▶ _Request_
Output each line exactly as it appears, skipping any embedded picture.

▶ _Supplied material_
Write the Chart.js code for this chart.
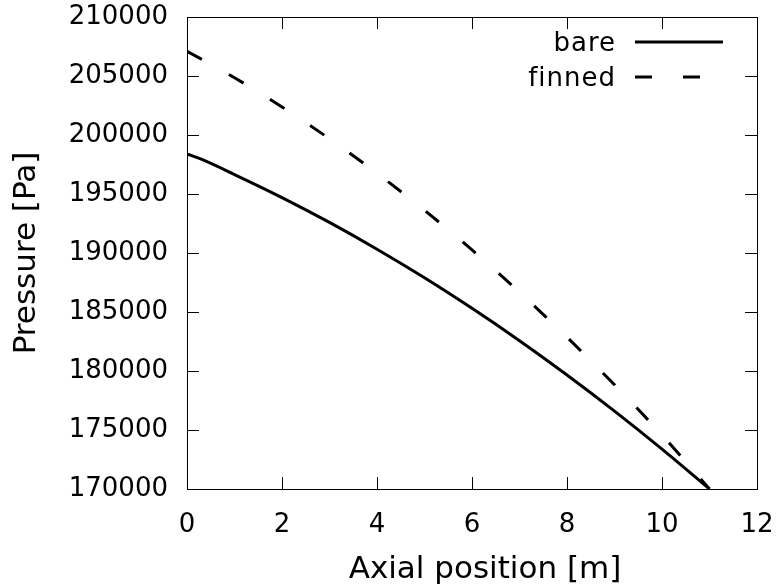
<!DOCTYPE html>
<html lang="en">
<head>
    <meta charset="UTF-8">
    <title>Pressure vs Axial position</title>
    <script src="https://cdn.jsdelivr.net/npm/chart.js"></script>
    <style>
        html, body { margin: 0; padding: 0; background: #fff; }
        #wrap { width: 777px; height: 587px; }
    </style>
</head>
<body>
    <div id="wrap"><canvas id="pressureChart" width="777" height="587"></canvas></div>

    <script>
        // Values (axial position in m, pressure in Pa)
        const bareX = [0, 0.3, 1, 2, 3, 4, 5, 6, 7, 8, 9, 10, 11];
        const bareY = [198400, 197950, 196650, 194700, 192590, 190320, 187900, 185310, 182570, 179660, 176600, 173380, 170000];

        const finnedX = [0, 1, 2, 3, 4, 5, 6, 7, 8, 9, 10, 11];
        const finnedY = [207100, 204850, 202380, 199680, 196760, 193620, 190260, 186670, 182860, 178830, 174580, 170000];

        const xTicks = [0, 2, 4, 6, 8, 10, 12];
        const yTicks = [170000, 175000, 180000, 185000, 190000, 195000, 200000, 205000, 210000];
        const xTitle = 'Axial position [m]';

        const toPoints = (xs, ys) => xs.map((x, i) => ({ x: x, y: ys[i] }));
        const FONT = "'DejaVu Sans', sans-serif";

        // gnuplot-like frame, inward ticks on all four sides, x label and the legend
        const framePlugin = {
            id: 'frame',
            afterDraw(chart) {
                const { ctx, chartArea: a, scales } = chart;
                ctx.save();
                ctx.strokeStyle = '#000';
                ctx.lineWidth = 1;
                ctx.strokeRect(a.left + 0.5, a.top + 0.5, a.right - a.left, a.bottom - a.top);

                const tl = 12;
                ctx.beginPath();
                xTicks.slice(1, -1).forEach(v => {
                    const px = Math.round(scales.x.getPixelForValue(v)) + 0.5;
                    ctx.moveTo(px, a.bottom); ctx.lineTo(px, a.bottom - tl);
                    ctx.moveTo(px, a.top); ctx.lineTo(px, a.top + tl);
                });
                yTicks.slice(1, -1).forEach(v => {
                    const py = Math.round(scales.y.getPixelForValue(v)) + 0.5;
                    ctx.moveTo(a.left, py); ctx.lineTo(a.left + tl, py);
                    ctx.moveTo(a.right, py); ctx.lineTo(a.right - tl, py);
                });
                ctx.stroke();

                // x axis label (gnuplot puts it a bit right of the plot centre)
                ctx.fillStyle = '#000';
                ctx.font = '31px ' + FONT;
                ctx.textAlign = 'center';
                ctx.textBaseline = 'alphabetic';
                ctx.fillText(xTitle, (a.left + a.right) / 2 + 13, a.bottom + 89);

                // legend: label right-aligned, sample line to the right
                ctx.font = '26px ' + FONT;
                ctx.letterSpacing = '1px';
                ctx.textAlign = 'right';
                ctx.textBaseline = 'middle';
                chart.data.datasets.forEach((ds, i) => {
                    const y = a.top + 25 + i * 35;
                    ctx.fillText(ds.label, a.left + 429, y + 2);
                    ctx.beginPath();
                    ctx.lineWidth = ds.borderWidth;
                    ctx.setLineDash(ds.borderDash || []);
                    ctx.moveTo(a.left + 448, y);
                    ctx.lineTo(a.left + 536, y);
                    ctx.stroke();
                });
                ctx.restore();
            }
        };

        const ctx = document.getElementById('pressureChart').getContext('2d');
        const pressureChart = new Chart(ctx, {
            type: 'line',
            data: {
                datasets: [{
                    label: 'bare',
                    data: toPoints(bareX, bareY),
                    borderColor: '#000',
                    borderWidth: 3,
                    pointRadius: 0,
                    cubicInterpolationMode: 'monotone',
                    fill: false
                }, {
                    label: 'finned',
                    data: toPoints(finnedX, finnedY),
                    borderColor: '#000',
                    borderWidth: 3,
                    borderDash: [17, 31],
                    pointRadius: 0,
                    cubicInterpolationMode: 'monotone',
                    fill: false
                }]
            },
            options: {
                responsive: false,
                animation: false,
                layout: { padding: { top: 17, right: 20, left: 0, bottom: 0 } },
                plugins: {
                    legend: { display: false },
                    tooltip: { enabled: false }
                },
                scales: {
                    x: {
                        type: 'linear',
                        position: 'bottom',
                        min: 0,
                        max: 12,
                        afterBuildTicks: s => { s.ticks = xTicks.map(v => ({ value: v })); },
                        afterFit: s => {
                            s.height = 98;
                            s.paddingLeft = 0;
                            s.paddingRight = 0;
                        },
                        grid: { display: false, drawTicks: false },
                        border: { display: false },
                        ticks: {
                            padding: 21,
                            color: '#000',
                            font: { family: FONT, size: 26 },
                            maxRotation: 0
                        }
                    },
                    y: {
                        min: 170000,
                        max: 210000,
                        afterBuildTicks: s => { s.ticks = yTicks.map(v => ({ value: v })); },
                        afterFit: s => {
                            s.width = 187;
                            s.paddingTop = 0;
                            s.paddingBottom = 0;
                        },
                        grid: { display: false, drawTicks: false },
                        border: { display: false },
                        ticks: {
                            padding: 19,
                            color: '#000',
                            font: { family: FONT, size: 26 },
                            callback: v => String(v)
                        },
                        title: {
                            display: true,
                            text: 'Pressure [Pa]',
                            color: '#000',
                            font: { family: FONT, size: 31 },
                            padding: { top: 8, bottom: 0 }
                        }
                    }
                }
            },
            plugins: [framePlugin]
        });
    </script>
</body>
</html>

▶ _Complete response_
Write the Chart.js code for this chart.
<!DOCTYPE html>
<html lang="en">
<head>
    <meta charset="UTF-8">
    <title>Pressure vs Axial position</title>
    <script src="https://cdn.jsdelivr.net/npm/chart.js"></script>
    <style>
        html, body { margin: 0; padding: 0; background: #fff; }
        #wrap { width: 777px; height: 587px; }
    </style>
</head>
<body>
    <div id="wrap"><canvas id="pressureChart" width="777" height="587"></canvas></div>

    <script>
        // Values (axial position in m, pressure in Pa)
        const bareX = [0, 0.3, 1, 2, 3, 4, 5, 6, 7, 8, 9, 10, 11];
        const bareY = [198400, 197950, 196650, 194700, 192590, 190320, 187900, 185310, 182570, 179660, 176600, 173380, 170000];

        const finnedX = [0, 1, 2, 3, 4, 5, 6, 7, 8, 9, 10, 11];
        const finnedY = [207100, 204850, 202380, 199680, 196760, 193620, 190260, 186670, 182860, 178830, 174580, 170000];

        const xTicks = [0, 2, 4, 6, 8, 10, 12];
        const yTicks = [170000, 175000, 180000, 185000, 190000, 195000, 200000, 205000, 210000];
        const xTitle = 'Axial position [m]';

        const toPoints = (xs, ys) => xs.map((x, i) => ({ x: x, y: ys[i] }));
        const FONT = "'DejaVu Sans', sans-serif";

        // gnuplot-like frame, inward ticks on all four sides, x label and the legend
        const framePlugin = {
            id: 'frame',
            afterDraw(chart) {
                const { ctx, chartArea: a, scales } = chart;
                ctx.save();
                ctx.strokeStyle = '#000';
                ctx.lineWidth = 1;
                ctx.strokeRect(a.left + 0.5, a.top + 0.5, a.right - a.left, a.bottom - a.top);

                const tl = 12;
                ctx.beginPath();
                xTicks.slice(1, -1).forEach(v => {
                    const px = Math.round(scales.x.getPixelForValue(v)) + 0.5;
                    ctx.moveTo(px, a.bottom); ctx.lineTo(px, a.bottom - tl);
                    ctx.moveTo(px, a.top); ctx.lineTo(px, a.top + tl);
                });
                yTicks.slice(1, -1).forEach(v => {
                    const py = Math.round(scales.y.getPixelForValue(v)) + 0.5;
                    ctx.moveTo(a.left, py); ctx.lineTo(a.left + tl, py);
                    ctx.moveTo(a.right, py); ctx.lineTo(a.right - tl, py);
                });
                ctx.stroke();

                // x axis label (gnuplot puts it a bit right of the plot centre)
                ctx.fillStyle = '#000';
                ctx.font = '31px ' + FONT;
                ctx.textAlign = 'center';
                ctx.textBaseline = 'alphabetic';
                ctx.fillText(xTitle, (a.left + a.right) / 2 + 13, a.bottom + 89);

                // legend: label right-aligned, sample line to the right
                ctx.font = '26px ' + FONT;
                ctx.letterSpacing = '1px';
                ctx.textAlign = 'right';
                ctx.textBaseline = 'middle';
                chart.data.datasets.forEach((ds, i) => {
                    const y = a.top + 25 + i * 35;
                    ctx.fillText(ds.label, a.left + 429, y + 2);
                    ctx.beginPath();
                    ctx.lineWidth = ds.borderWidth;
                    ctx.setLineDash(ds.borderDash || []);
                    ctx.moveTo(a.left + 448, y);
                    ctx.lineTo(a.left + 536, y);
                    ctx.stroke();
                });
                ctx.restore();
            }
        };

        const ctx = document.getElementById('pressureChart').getContext('2d');
        const pressureChart = new Chart(ctx, {
            type: 'line',
            data: {
                datasets: [{
                    label: 'bare',
                    data: toPoints(bareX, bareY),
                    borderColor: '#000',
                    borderWidth: 3,
                    pointRadius: 0,
                    cubicInterpolationMode: 'monotone',
                    fill: false
                }, {
                    label: 'finned',
                    data: toPoints(finnedX, finnedY),
                    borderColor: '#000',
                    borderWidth: 3,
                    borderDash: [17, 31],
                    pointRadius: 0,
                    cubicInterpolationMode: 'monotone',
                    fill: false
                }]
            },
            options: {
                responsive: false,
                animation: false,
                layout: { padding: { top: 17, right: 20, left: 0, bottom: 0 } },
                plugins: {
                    legend: { display: false },
                    tooltip: { enabled: false }
                },
                scales: {
                    x: {
                        type: 'linear',
                        position: 'bottom',
                        min: 0,
                        max: 12,
                        afterBuildTicks: s => { s.ticks = xTicks.map(v => ({ value: v })); },
                        afterFit: s => {
                            s.height = 98;
                            s.paddingLeft = 0;
                            s.paddingRight = 0;
                        },
                        grid: { display: false, drawTicks: false },
                        border: { display: false },
                        ticks: {
                            padding: 21,
                            color: '#000',
                            font: { family: FONT, size: 26 },
                            maxRotation: 0
                        }
                    },
                    y: {
                        min: 170000,
                        max: 210000,
                        afterBuildTicks: s => { s.ticks = yTicks.map(v => ({ value: v })); },
                        afterFit: s => {
                            s.width = 187;
                            s.paddingTop = 0;
                            s.paddingBottom = 0;
                        },
                        grid: { display: false, drawTicks: false },
                        border: { display: false },
                        ticks: {
                            padding: 19,
                            color: '#000',
                            font: { family: FONT, size: 26 },
                            callback: v => String(v)
                        },
                        title: {
                            display: true,
                            text: 'Pressure [Pa]',
                            color: '#000',
                            font: { family: FONT, size: 31 },
                            padding: { top: 8, bottom: 0 }
                        }
                    }
                }
            },
            plugins: [framePlugin]
        });
    </script>
</body>
</html>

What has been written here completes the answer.